16
I finally stopped trying to hammer red hot steel like it was cold and saved my shoulders
For like 5 years I was gripping my hammer way too tight on every swing, thinking I needed all this force to move the metal. Last week at a workshop in Portland, a guy watched me for 2 minutes and said 'dude, let the heat do the work, your hammer is just guiding it.' I loosened up my grip and cut my swing count on a 3/8ths square bar from like 50 to 15 hits. Total game changer for my elbow and my anvil. Has anyone else had that moment where you realized you were just overpowering everything?
2 comments
Log in to join the discussion
Log In2 Comments
sarahsullivan2d ago
Jumped into blacksmithing a few years back and wrecked my shoulder trying to muscle every piece of steel into submission.
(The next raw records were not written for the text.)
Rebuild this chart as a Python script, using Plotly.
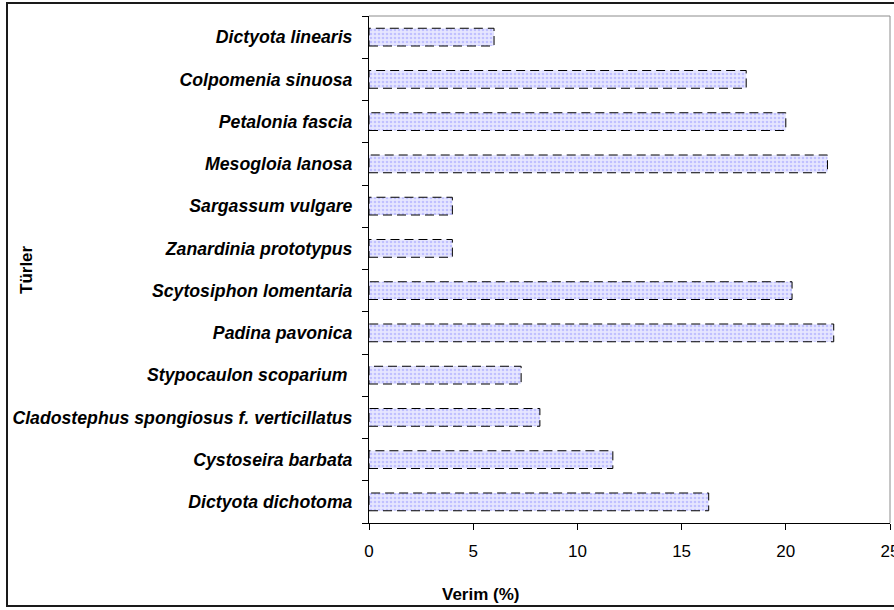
import plotly.graph_objects as go

# Data (bottom to top)
species = [
    "Dictyota dichotoma",
    "Cystoseira barbata",
    "Cladostephus spongiosus f. verticillatus",
    "Stypocaulon scoparium ",
    "Padina pavonica",
    "Scytosiphon lomentaria",
    "Zanardinia prototypus",
    "Sargassum vulgare",
    "Mesogloia lanosa",
    "Petalonia fascia",
    "Colpomenia sinuosa",
    "Dictyota linearis",
]
verim = [16.3, 11.7, 8.2, 7.3, 22.3, 20.3, 4.0, 4.0, 22.0, 20.0, 18.1, 6.0]
x_ticks = [0, 5, 10, 15, 20, 25]

W, H = 894, 610
L, R, T, B = 369, 4, 16, 87
pw, ph = W - L - R, H - T - B

def px_x(p):
    return (p - L) / pw

def px_y(p):
    return (H - B - p) / ph

FONT = "Liberation Sans, Arial, sans-serif"
bar_w = 0.42
pos = list(range(len(species)))

fig = go.Figure()
fig.add_trace(go.Bar(
    y=pos, x=verim, orientation="h", width=bar_w,
    marker=dict(
        color="#e6e6ff",
        line=dict(width=0),
        pattern=dict(shape=".", fgcolor="#9a9aff", size=4, solidity=0.35, fillmode="overlay"),
    ),
    hoverinfo="skip", showlegend=False,
))

# dashed outlines derived from the data
ox, oy = [], []
h = bar_w / 2
for i, v in zip(pos, verim):
    ox += [0, v, v, 0, 0, None]
    oy += [i - h, i - h, i + h, i + h, i - h, None]
fig.add_trace(go.Scatter(
    x=ox, y=oy, mode="lines",
    line=dict(color="black", width=1, dash="9px,5px"),
    hoverinfo="skip", showlegend=False,
))

fig.update_layout(
    width=W, height=H,
    margin=dict(l=L, r=R, t=T, b=B, pad=0, autoexpand=False),
    paper_bgcolor="white", plot_bgcolor="white",
    font=dict(family=FONT, size=17, color="black"),
    xaxis=dict(
        range=[0, 25], tickmode="array", tickvals=x_ticks, automargin=False,
        ticks="outside", ticklen=6, tickcolor="black", tickwidth=1,
        showline=True, linecolor="black", linewidth=1,
        showgrid=False, zeroline=False,
        tickfont=dict(family=FONT, size=17, color="black"),
        ticklabeloverflow="allow", ticklabelstandoff=7,
    ),
    yaxis=dict(
        range=[-0.5, len(species) - 0.5], tickmode="array", tickvals=pos, ticktext=species,
        automargin=False,
        ticks="", showline=True, linecolor="black", linewidth=1,
        showgrid=False, zeroline=False,
        tickfont=dict(family=FONT, size=17.7, color="black", weight="bold", style="italic"),
        ticklabelstandoff=12,
        minor=dict(tickmode="array", tickvals=[i - 0.5 for i in range(len(species) + 1)],
                   ticks="outside", ticklen=6, tickcolor="black", tickwidth=1, showgrid=False),
    ),
    shapes=[
        dict(type="line", xref="paper", yref="paper", x0=0, x1=1, y0=1, y1=1,
             line=dict(color="#8c8c8c", width=1)),
        dict(type="line", xref="paper", yref="paper", x0=1, x1=1, y0=0, y1=1,
             line=dict(color="#8c8c8c", width=1)),
        dict(type="rect", xref="paper", yref="paper",
             x0=px_x(7), x1=px_x(905), y0=px_y(606), y1=px_y(3),
             line=dict(color="#1a1a1a", width=2), fillcolor="rgba(0,0,0,0)"),
    ],
    annotations=[
        dict(text="<b>Türler</b>", xref="paper", yref="paper", x=px_x(26), y=px_y(270),
             textangle=-90, showarrow=False, xanchor="center", yanchor="middle",
             font=dict(family=FONT, size=17, color="black")),
        dict(text="<b>Verim (%)</b>", xref="paper", yref="paper", x=px_x(480), y=px_y(594),
             showarrow=False, xanchor="center", yanchor="middle",
             font=dict(family=FONT, size=17, color="black")),
    ],
)

fig.write_html(
    "out.html",
    config={"displayModeBar": False},
    post_script="document.body.style.margin='0';document.body.style.overflow='hidden';",
)
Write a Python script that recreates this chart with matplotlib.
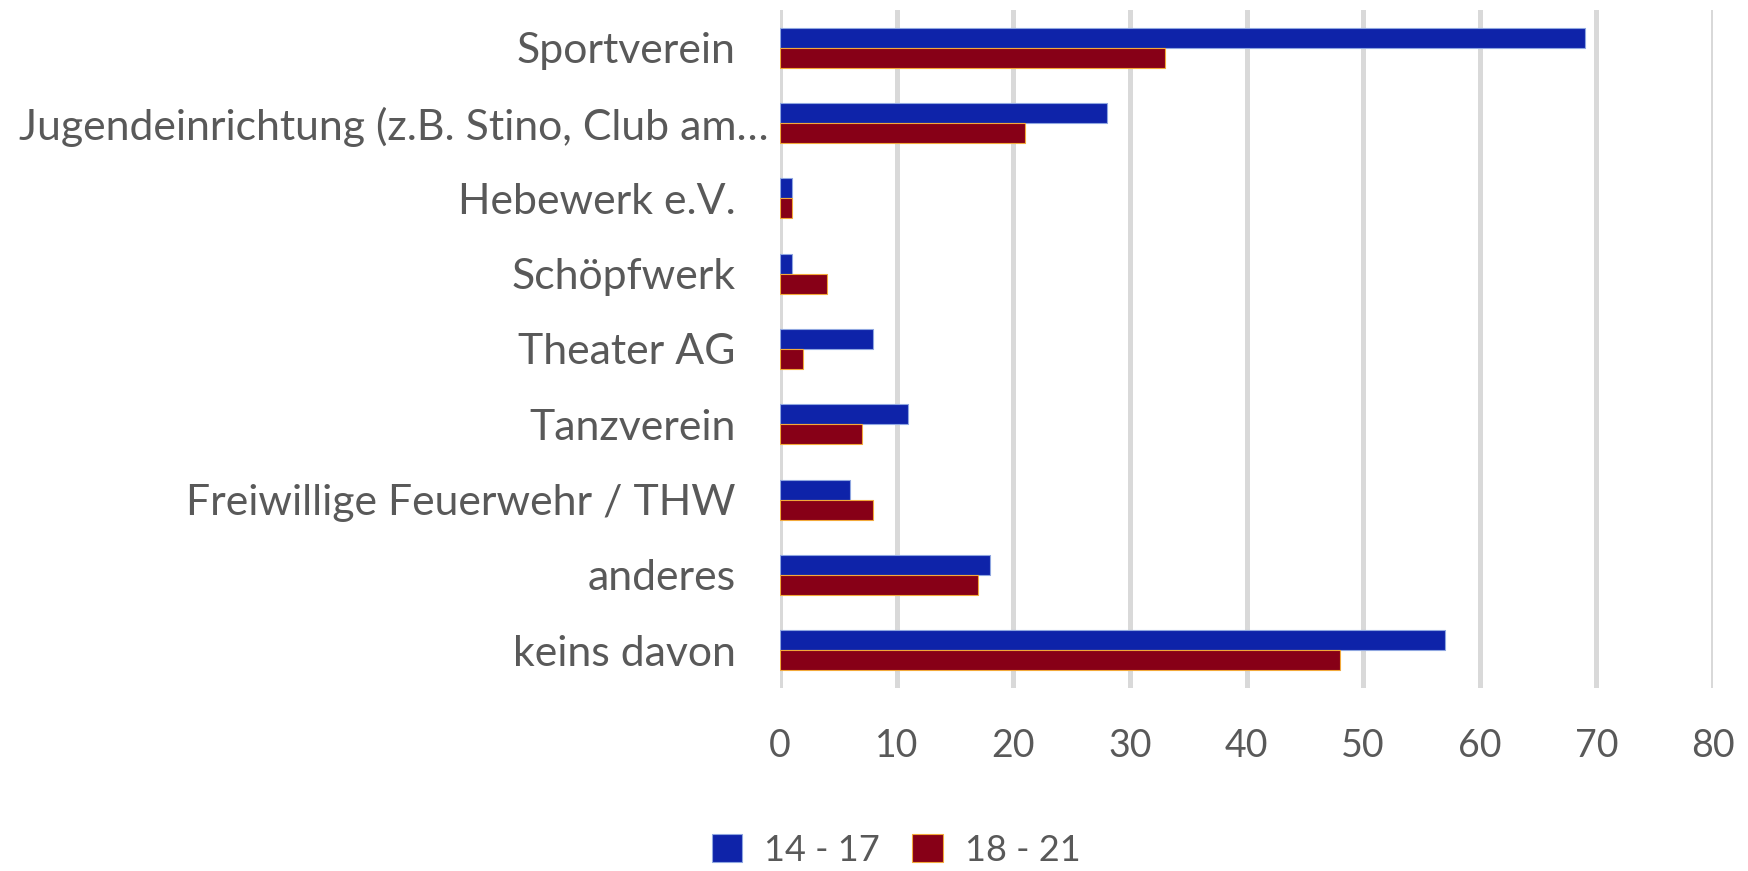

My mentor finally grabbed my wrist mid swing and said "stop fighting it, you're not a sledgehammer." I realized I was gripping so tight my knuckles were white after every session. Started focusing on timing and letting the metal's own heat do the pushing, same as you. Now I can work a whole day without ice on my elbow, and my anvil actually has a nice ring instead of a dull thud.
5
jamesmason2d agoOG Member
Hey @sarahsullivan, did you ever try switching to a lighter hammer? I had a similar shoulder issue and dropping down to a 2 pounder let me focus on speed and heat management instead of just brute force.